Peter Lattman reports (here) that Debevoise & Plimpton is eliminating its entire T&E department. Previously, Weil, Gotshal and Gibson Dunn did the same.

Here is Lattman's explanation:
There are problems with trusts and estates within a big law firm model. The practice, to use the law firm management parlance, is not as leverageable as other areas. Corporate and litigation partners generate big fees by assigning armies of junior lawyers to megamergers and complex lawsuits. By comparison, trusts and estates work requires far less manpower, which mean far less profit. 
Another issue in sustaining these departments is that individual clients bristle at billable rates that now reach more than $1,000 an hour. While big corporations grudgingly pay those rates, wealthy families often resist them. 

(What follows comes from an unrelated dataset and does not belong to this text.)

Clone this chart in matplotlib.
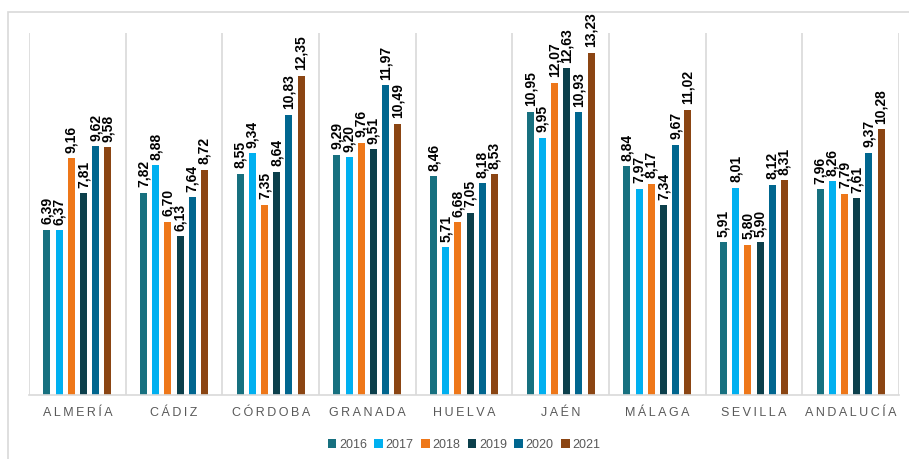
import numpy as np
import matplotlib.pyplot as plt
from matplotlib.patches import Rectangle

plt.rcParams['font.family'] = ['Liberation Sans', 'DejaVu Sans']

provincias = ['ALMERÍA', 'CÁDIZ', 'CÓRDOBA', 'GRANADA', 'HUELVA', 'JAÉN',
              'MÁLAGA', 'SEVILLA', 'ANDALUCÍA']
anios = ['2016', '2017', '2018', '2019', '2020', '2021']

v2016 = [6.39, 7.82, 8.55, 9.29, 8.46, 10.95, 8.84, 5.91, 7.96]
v2017 = [6.37, 8.88, 9.34, 9.20, 5.71, 9.95, 7.97, 8.01, 8.26]
v2018 = [9.16, 6.70, 7.35, 9.76, 6.68, 12.07, 8.17, 5.80, 7.79]
v2019 = [7.81, 6.13, 8.64, 9.51, 7.05, 12.63, 7.34, 5.90, 7.61]
v2020 = [9.62, 7.64, 10.83, 11.97, 8.18, 10.93, 9.67, 8.12, 9.37]
v2021 = [9.58, 8.72, 12.35, 10.49, 8.53, 13.23, 11.02, 8.31, 10.28]
series = [v2016, v2017, v2018, v2019, v2020, v2021]

colores = ['#17707F', '#00B0F0', '#EE7719', '#0B3F4B', '#00668F', '#8B4513']

fig = plt.figure(figsize=(9.09, 4.59), dpi=100)
# marco exterior
fig.patches.append(Rectangle((8 / 909, -0.1), 1.2, (459 - 12) / 459 + 0.1,
                             transform=fig.transFigure, fill=False,
                             edgecolor='#D9D9D9', linewidth=1.2))
ax = fig.add_axes([29 / 909, 64 / 459, 870 / 909, 362 / 459])

x = np.arange(len(provincias))
paso = 0.126
ancho = 0.072
for i, (vals, col) in enumerate(zip(series, colores)):
    pos = x + (i - 2.5) * paso
    barras = ax.bar(pos, vals, ancho, color=col, label=anios[i])
    for b, v in zip(barras, vals):
        ax.annotate(f'{v:.2f}'.replace('.', ','),
                    (b.get_x() + b.get_width() / 2, v),
                    xytext=(0, 4), textcoords='offset points',
                    rotation=90, ha='center', va='bottom',
                    fontsize=10, fontweight='bold', color='black')

ax.set_xlim(-0.5, len(provincias) - 0.5)
ax.set_ylim(0, 14)
for s in np.arange(-0.5, len(provincias), 1):
    ax.axvline(s, color='#D9D9D9', linewidth=1.2, zorder=0)
for sp in ['top', 'left', 'right']:
    ax.spines[sp].set_visible(False)
ax.spines['bottom'].set_color('#D9D9D9')
ax.spines['bottom'].set_linewidth(1.2)
ax.set_yticks([])
ax.set_xticks(x)
ax.set_xticklabels(['\u2009'.join(p) for p in provincias], fontsize=9,
                   color='#595959')
ax.tick_params(axis='x', length=0, pad=9)

ax.legend(loc='upper center', bbox_to_anchor=(0.5, -0.09), ncol=6,
          frameon=False, fontsize=9, labelcolor='#595959',
          handlelength=0.7, handleheight=0.7, handletextpad=0.2,
          columnspacing=0.6)

plt.savefig('out.png', dpi=100)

As a result of these dynamics, firms’ trusts and estates practices have remained small and, in many cases, decreased. At the same time, firms have aggressively built up their corporate and litigation practices across the globe. They have also embraced hot, moneymaking practice areas like patent law and white-collar criminal defense. 
Richmond & Fishburne does a great deal of T&E work, and we think it's some of the most satisfying legal work there is. Helping families plan for the future may not be leverageable from a management perspective, but it is absolutely valuable from a people perspective.

Now let's go cheer for Joe Harris and those surprising Wahoos as they take on the Hokies at the JPJ this evening!